Fayette Films LLC is seeking a five-year lease to use the Great Meadows site, located off Route 40 in Wharton Township. The company wants to create a motion picture studio at the site. However, the project has been met with opposition from groups who feel it would detract from what is already one of the county’s most popular tourist attractions: Fort Necessity National Battlefield.
Fort Necessity, site of the first battle in the French and Indian War, is located on property adjacent to Great Meadows. Officials from Fort Necessity, and groups such as the Sierra Club, Preservation Pennsylvania and Kiski-Conemaugh River Basin Alliance are concerned there is not an adequate buffer between the amphitheater and acreage around Fort Necessity. They claim the scenic beauty surrounding the fort would be jeopardized by a large new development at the amphitheater and the crowds that will flock there.

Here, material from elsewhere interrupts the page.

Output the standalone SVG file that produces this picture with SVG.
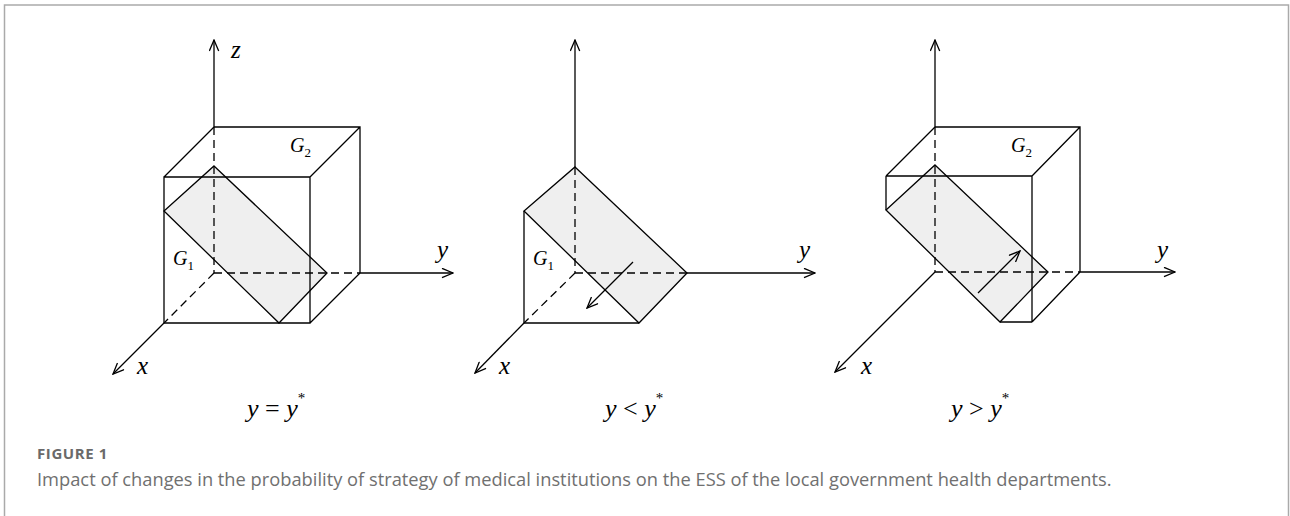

We can sympathize with supporters of Fort Necessity and share their concerns. The battlefield is among the most historically significant attractions, not only in Fayette County, but in all of Pennsylvania. It is already an established tourist attraction and should not be compromised for the possibility that another attraction may draw more visitors to the area.
On the other hand, we know that the Great Meadows’ site has gone unused for far too long. The buildings there have fallen into disrepair, at great cost to the county, and the land, among the most pristine in the county, could and should be used for a better purpose. The property is doing nothing for the county’s finances, because it is off the tax rolls. Having the land bought and developed is something for which the county should strive.
Fayette County commissioners, while right pursuing suitors who would develop the Great Meadows site, must do so with the protection, preservation and well-being of existing resources (including Fort Necessity) in mind. For example, an adequate buffer area between the sites is imperative and should be part of any development plans.
We urge commissioners and representatives of Fort Necessity to come to an agreement that is satisfactory to all parties involved. Plans to develop the Great Meadows site should not be terminated. The potential for the amphitheater has gone unmet far too long already.